### AIM OF THE EXERCISE
No images are to be carried over; print all other material exactly as it stands.
++++++++++++++++++++
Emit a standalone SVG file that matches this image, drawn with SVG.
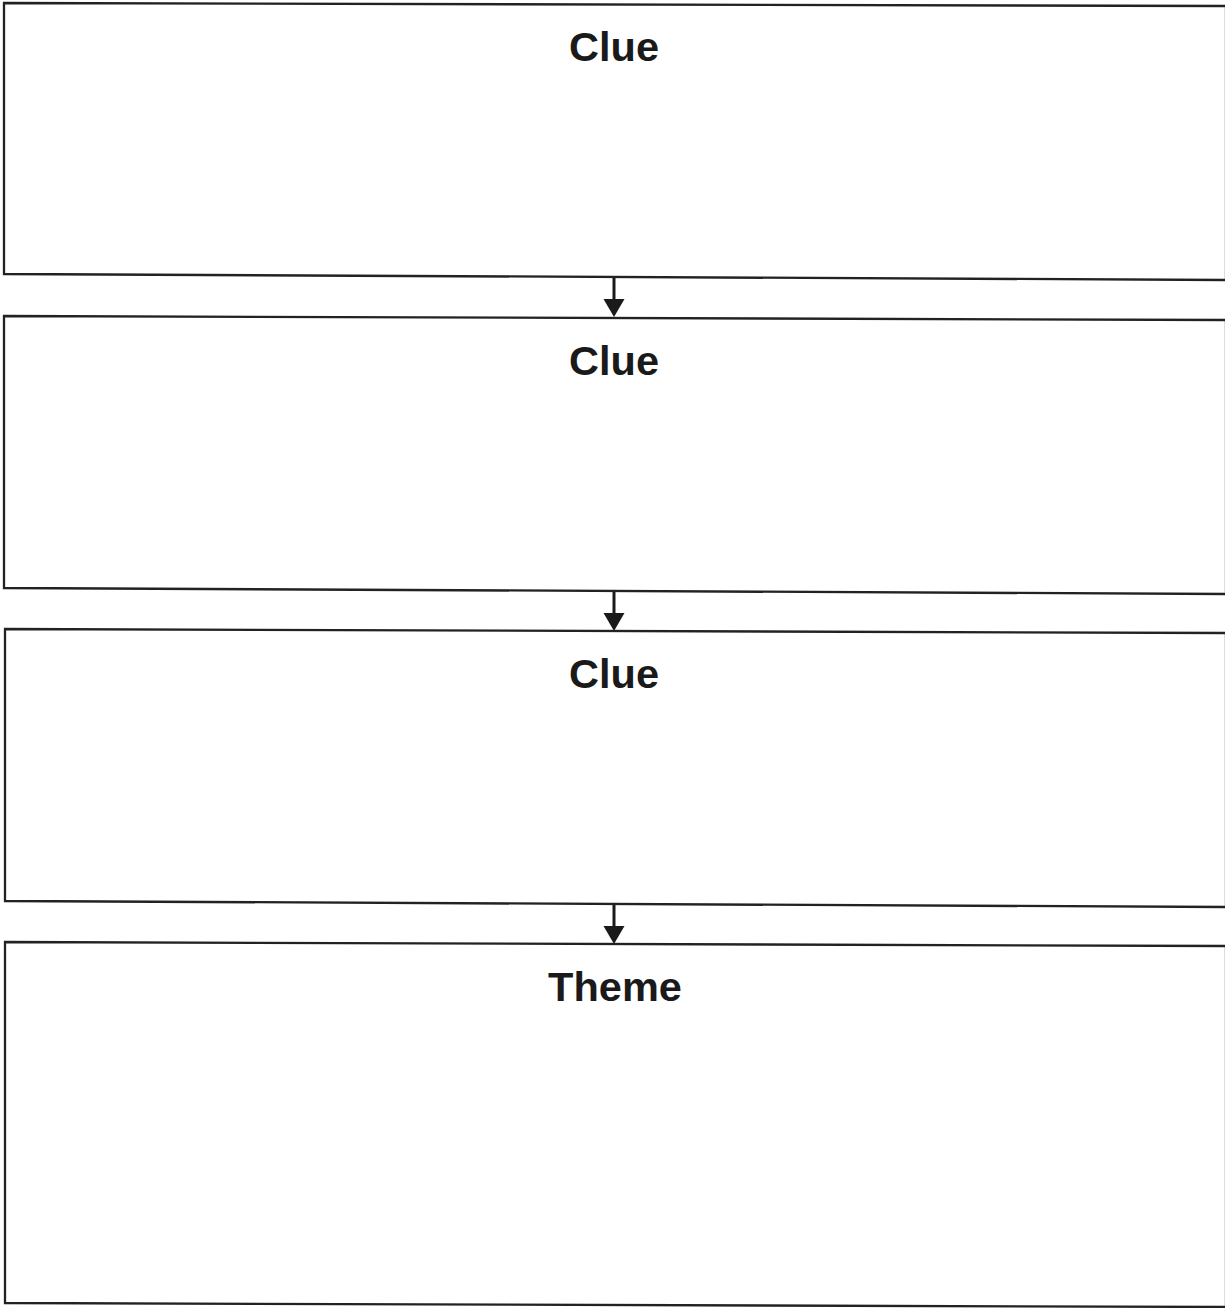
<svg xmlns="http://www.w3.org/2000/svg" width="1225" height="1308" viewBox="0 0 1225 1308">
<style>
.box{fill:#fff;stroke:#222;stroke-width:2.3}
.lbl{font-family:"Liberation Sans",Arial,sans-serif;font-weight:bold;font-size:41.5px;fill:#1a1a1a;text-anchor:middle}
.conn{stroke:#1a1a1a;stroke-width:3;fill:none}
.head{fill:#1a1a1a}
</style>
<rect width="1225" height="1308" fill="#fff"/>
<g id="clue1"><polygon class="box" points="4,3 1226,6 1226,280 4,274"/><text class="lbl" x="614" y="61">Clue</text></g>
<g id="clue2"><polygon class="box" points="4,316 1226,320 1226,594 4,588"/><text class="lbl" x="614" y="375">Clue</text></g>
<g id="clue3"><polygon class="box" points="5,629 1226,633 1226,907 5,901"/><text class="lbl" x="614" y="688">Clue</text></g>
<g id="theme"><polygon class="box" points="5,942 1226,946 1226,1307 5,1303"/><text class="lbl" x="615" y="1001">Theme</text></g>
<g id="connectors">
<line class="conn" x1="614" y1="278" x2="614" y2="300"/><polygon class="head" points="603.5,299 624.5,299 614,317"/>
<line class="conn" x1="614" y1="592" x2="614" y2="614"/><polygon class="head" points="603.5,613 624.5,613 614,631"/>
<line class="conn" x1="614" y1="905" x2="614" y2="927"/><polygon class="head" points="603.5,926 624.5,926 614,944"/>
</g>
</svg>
++++++++++++++++++++
### RESPONSE
Emit a standalone SVG file that matches this image, drawn with SVG.
<svg xmlns="http://www.w3.org/2000/svg" width="1225" height="1308" viewBox="0 0 1225 1308">
<style>
.box{fill:#fff;stroke:#222;stroke-width:2.3}
.lbl{font-family:"Liberation Sans",Arial,sans-serif;font-weight:bold;font-size:41.5px;fill:#1a1a1a;text-anchor:middle}
.conn{stroke:#1a1a1a;stroke-width:3;fill:none}
.head{fill:#1a1a1a}
</style>
<rect width="1225" height="1308" fill="#fff"/>
<g id="clue1"><polygon class="box" points="4,3 1226,6 1226,280 4,274"/><text class="lbl" x="614" y="61">Clue</text></g>
<g id="clue2"><polygon class="box" points="4,316 1226,320 1226,594 4,588"/><text class="lbl" x="614" y="375">Clue</text></g>
<g id="clue3"><polygon class="box" points="5,629 1226,633 1226,907 5,901"/><text class="lbl" x="614" y="688">Clue</text></g>
<g id="theme"><polygon class="box" points="5,942 1226,946 1226,1307 5,1303"/><text class="lbl" x="615" y="1001">Theme</text></g>
<g id="connectors">
<line class="conn" x1="614" y1="278" x2="614" y2="300"/><polygon class="head" points="603.5,299 624.5,299 614,317"/>
<line class="conn" x1="614" y1="592" x2="614" y2="614"/><polygon class="head" points="603.5,613 624.5,613 614,631"/>
<line class="conn" x1="614" y1="905" x2="614" y2="927"/><polygon class="head" points="603.5,926 624.5,926 614,944"/>
</g>
</svg>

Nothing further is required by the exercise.